The town is also a great jumping off point for outdoor activities given its location on Greers Ferry Lake, one of the largest lakes in Arkansas, offering the unique opportunity to view the eclipse from a body of water. To round out your weekend you can check out the mineral springs in nearby Springs Park and the hiking and mountain biking trails at Sugarloaf Mountain.


A Rustic Lodge on a Bluff.

The 95-foot-tall Cedar Falls in Petit Jean State Park is in the path of totality.
The 95-foot-tall Cedar Falls in Petit Jean State Park is in the path of totality. Courtesy of Arkansas Tourism

This state park in central Arkansas will be treated to 4 minutes and 15 seconds of total solar eclipse. From its overlooks of the surrounding mountains, you’ll be able to watch darkness sweep over the rest of Arkansas. Petit Jean is a park well worth spending some time exploring, with a 95-foot-tall waterfall, as well as canyons, forests, streams, and a natural bridge.. The state park also offers a boat launch, swimming pools, playgrounds, and a tennis and basketball court.

Lodging options include campsites, cabins, yurts, and rooms at the rustic-style Mather Lodge. Overlooking Cedar Creek Canyon, Mather Lodge offers a restaurant as well. It was built – as were many of the cabins, bridges, roads, and trails in the park – by the Civilian Conservation Corps in the 1930s.


Elk on the Buffalo River.

The Buffalo National River, near Yellville.
The Buffalo National River, near Yellville. “Buffalo National River” by string_bass_dave

Yellville, a small town in northern Arkansas, can serve as a launching point to spend the day of the eclipse in a number of different natural areas. The town itself will see 2 minutes and 47 seconds of totality, but to the south the Buffalo National River will have even longer. That area, a National Park Service unit, offers canoeing, fishing, hiking, rock climbing, caving, and horseback riding.
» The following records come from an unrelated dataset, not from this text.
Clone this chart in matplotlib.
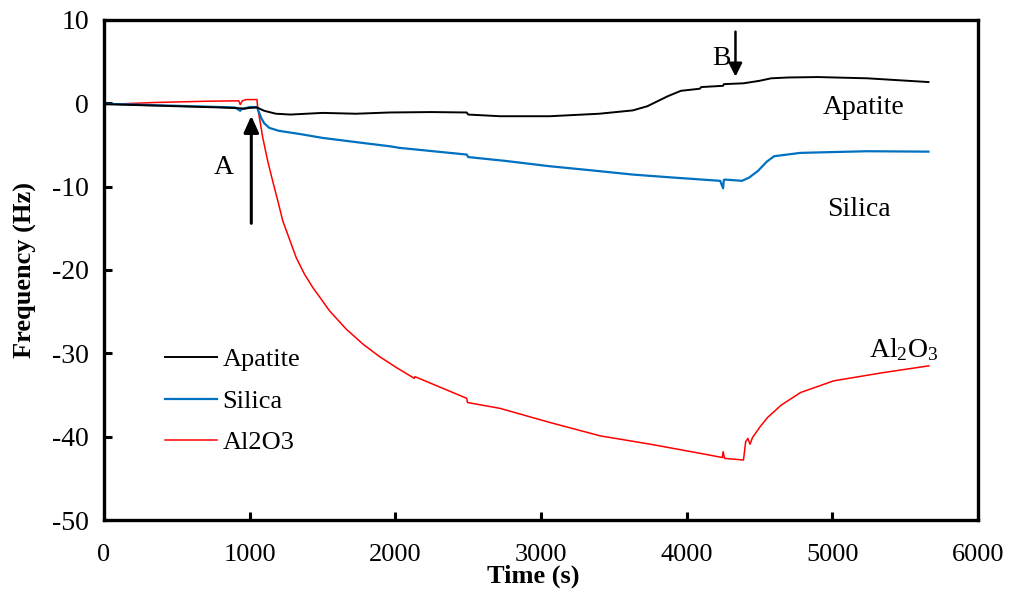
import matplotlib
matplotlib.use("Agg")
import matplotlib.pyplot as plt

plt.rcParams['font.family'] = ['Liberation Serif', 'DejaVu Serif']
plt.rcParams['mathtext.fontset'] = 'custom'
plt.rcParams['mathtext.rm'] = 'Liberation Serif'
plt.rcParams['mathtext.it'] = 'Liberation Serif:italic'
plt.rcParams['axes.unicode_minus'] = False

# Frequency shift (Hz) versus time (s) for the three coated sensors
apatite_t = [0, 200, 500, 800, 940, 960, 1000, 1050, 1100, 1180, 1280, 1500, 1730,
             1960, 2250, 2490, 2500, 2720, 3060, 3400, 3630, 3730, 3870, 3960, 4090,
             4100, 4250, 4255, 4390, 4500, 4580, 4700, 4900, 5240, 5660]
apatite_f = [-0.1, -0.2, -0.35, -0.5, -0.6, -0.65, -0.55, -0.5, -0.9, -1.25, -1.35,
             -1.15, -1.25, -1.1, -1.05, -1.1, -1.35, -1.55, -1.55, -1.25, -0.85, -0.35,
             0.85, 1.5, 1.75, 1.95, 2.1, 2.3, 2.4, 2.7, 3.0, 3.1, 3.15, 3.0, 2.55]

silica_t = [0, 300, 600, 900, 935, 945, 1000, 1050, 1060, 1080, 1100, 1135, 1200, 1350,
            1500, 1750, 1960, 2030, 2490, 2500, 2750, 3060, 3350, 3630, 3900, 4230, 4250,
            4255, 4262, 4380, 4430, 4490, 4550, 4600, 4780, 5000, 5240, 5660]
silica_f = [-0.05, -0.2, -0.35, -0.5, -0.9, -0.7, -0.45, -0.45, -0.9, -1.8, -2.4,
            -2.95, -3.3, -3.7, -4.15, -4.7, -5.15, -5.35, -6.15, -6.45, -6.9, -7.55,
            -8.05, -8.55, -8.9, -9.3, -10.2, -9.2, -9.15, -9.3, -8.9, -8.1, -7.0, -6.35,
            -5.95, -5.85, -5.75, -5.8]

al2o3_t = [0, 350, 700, 925, 935, 950, 975, 1050, 1055, 1067, 1090, 1124, 1158, 1193,
           1227, 1273, 1319, 1376, 1433, 1491, 1548, 1663, 1778, 1892, 2007, 2130, 2135,
           2490, 2495, 2718, 3062, 3406, 3750, 4094, 4245, 4250, 4260, 4390, 4405, 4420,
           4435, 4452, 4500, 4555, 4650, 4782, 5009, 5353, 5663]
al2o3_f = [-0.15, 0.1, 0.25, 0.3, -0.15, 0.3, 0.45, 0.45, -0.56, -1.76, -4.15, -6.95,
           -9.34, -11.7, -14.1, -16.3, -18.5, -20.5, -22.1, -23.5, -24.9, -27.1, -28.9,
           -30.4, -31.7, -33.0, -32.8, -35.4, -35.9, -36.6, -38.3, -39.9, -40.9, -42.0,
           -42.5, -41.8, -42.6, -42.8, -40.6, -40.2, -40.9, -40.1, -38.9, -37.7, -36.2,
           -34.7, -33.3, -32.3, -31.5]

x_ticks = [0, 1000, 2000, 3000, 4000, 5000, 6000]
y_ticks = [10, 0, -10, -20, -30, -40, -50]

fig = plt.figure(figsize=(10.12, 5.89), dpi=100)
ax = fig.add_axes([0.1028, 0.1171, 0.8636, 0.849])

ax.plot(apatite_t, apatite_f, color='black', lw=1.4, label='Apatite', zorder=3)
ax.plot(silica_t, silica_f, color='#0070C0', lw=1.6, label='Silica', zorder=2)
ax.plot(al2o3_t, al2o3_f, color='#FF0000', lw=1.1, label='Al2O3', zorder=1)

ax.set_xlim(0, 6000)
ax.set_ylim(-50, 10)
ax.set_xticks(x_ticks)
ax.set_yticks(y_ticks)
ax.tick_params(axis='both', direction='in', length=6, width=2.2,
               top=False, right=False)
ax.tick_params(axis='x', labelsize=19, pad=17)
ax.tick_params(axis='y', labelsize=20, pad=11)
for sp in ax.spines.values():
    sp.set_linewidth(2.4)

ax.set_xlabel('Time (s)', fontsize=19, fontweight='bold', va='top')
ax.xaxis.set_label_coords(0.491, -0.089)
ax.set_ylabel('Frequency (Hz)', fontsize=19, fontweight='bold')
ax.yaxis.set_label_coords(-0.077, 0.5)

# Arrows marking the injection (A) and rinse (B) steps
ax.annotate('', xy=(1011, -1.5), xytext=(1011, -14.4),
            arrowprops=dict(arrowstyle='-|>,head_length=1.0,head_width=0.45',
                            color='black', lw=2.2, shrinkA=0, shrinkB=0))
ax.text(819, -7.7, 'A', fontsize=20, ha='center', va='center')
ax.annotate('', xy=(4335, 3.2), xytext=(4335, 8.6),
            arrowprops=dict(arrowstyle='-|>,head_length=0.8,head_width=0.4',
                            color='black', lw=1.8, shrinkA=0, shrinkB=0))
ax.text(4240, 5.4, 'B', fontsize=20, ha='center', va='center')

ax.text(5216, -0.5, 'Apatite', fontsize=20, ha='center', va='center')
ax.text(5181, -12.7, 'Silica', fontsize=20, ha='center', va='center')
ax.text(5490, -29.5, r'Al$_2$O$_3$', fontsize=20, ha='center', va='center')

leg = ax.legend(loc='upper left', bbox_to_anchor=(165 / 1012, 1 - 348 / 589),
                bbox_transform=fig.transFigure, frameon=False, fontsize=19,
                handlelength=1.97, handletextpad=0.2, labelspacing=0.68,
                borderpad=0, borderaxespad=0)

fig.savefig('out.png', dpi=100)
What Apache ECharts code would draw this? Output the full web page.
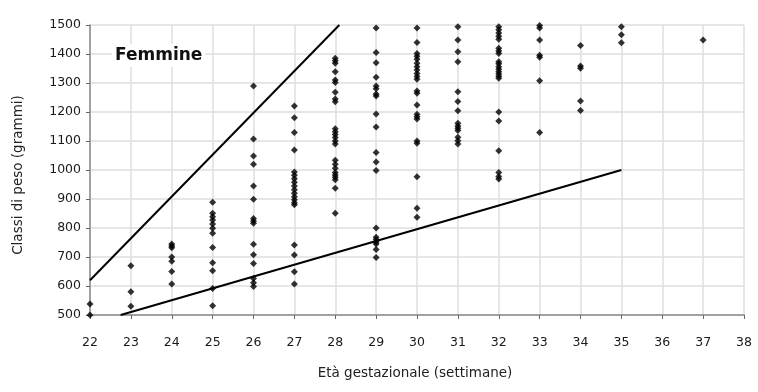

The river flows past tall bluffs and its banks are home to a herd of approximately 600 elk; it’s hard to think of a more idyllic place to experience the wonders of the eclipse. Closer to Yellville, Crooked Creek also provides great opportunities for hiking and for smallmouth bass fishing.


The Perfect Place for Music Lovers.

Jonesboro is a vibrant city with easy access to nature.
Jonesboro is a vibrant city with easy access to nature. Courtesy of Arkansas Tourism

Jonesboro will only experience 2 minutes 21.5 seconds of totality, but it’s the perfect home base to spend an eclipse weekend exploring both cities and nature. On the day of the eclipse, driving north or west will take you into areas that experience longer durations of totality. And staying in Jonesboro (lodging options here) allows you to experience the city. Home to nearly 80,000 people and Arkansas State University, Jonesboro is one of the more progressive cities in the state. And for music lovers, it’s only an hour drive away from both Johnny Cash’s boyhood home in Dyess, Arkansas, and from Memphis, Tennessee.

How Can I Do This Without Going Blind?

Eye safety is paramount when viewing the eclipse.
Eye safety is paramount when viewing the eclipse. Shutterstock

Never look directly at the sun! It’s not like the sun during an eclipse has special powers – looking at the sun on any old day has the potential to cause permanent eye damage and blindness. It’s just that you’re less likely to stare at the sun on a day when there isn’t a total solar eclipse.

To watch the sun during an eclipse, you need special safety glasses. (Sunglasses are not good enough, nor are x-rays, exposed film, or most welder’s glasses.) Because fake glasses proliferated online during the 2017 eclipse, it’s best to buy your eclipse glasses directly from a manufacturer or certified seller. The American Astronomical Society has a round-up of trusted sellers here.

During the totality, when the sun is entirely blocked by the moon, it’s safe to take your glasses off to look at the corona. (Don’t worry, the world doesn’t become pitch black during the totality – it remains about as bright out as a night with a full moon.) But the moment a sliver of the sun reappears, you need to go back to using your eclipse glasses.

Anything Else I Should Know?

There are many safe ways to view an eclipse.
There are many safe ways to view an eclipse. “Grand Canyon National Park: Annular Eclipse Viewing 1259” by Grand Canyon NPS

If you can’t see the sun, you can’t see the eclipse, so it’s a good idea to keep an eye on the weather forecast the day of April 8 and be prepared to drive to an area with clearer skies if need be.

As the moon begins to obscure the sun, temperatures usually drop about ten degrees, though they sometimes drop as much as twenty. Be sure to bring a sweater or jacket.

Arkansas expects heavy traffic preceding and following the eclipse. Traffic conditions will be updated in real time here.

To find out the exact start time of the partial and total eclipse wherever you end up, you can use this interactive Google map.

Small towns may be overloaded with visitors during eclipse weekend, so it’s a good idea to stock up on food and gas early. Because cell coverage and WiFi may be slow, it’s also smart to carry cash and to have a physical map of where you’re trying to go.

A full list of events, weather information, and FAQs about experiencing the Great North American Eclipse in Arkansas can be found on Arkansas’s website here.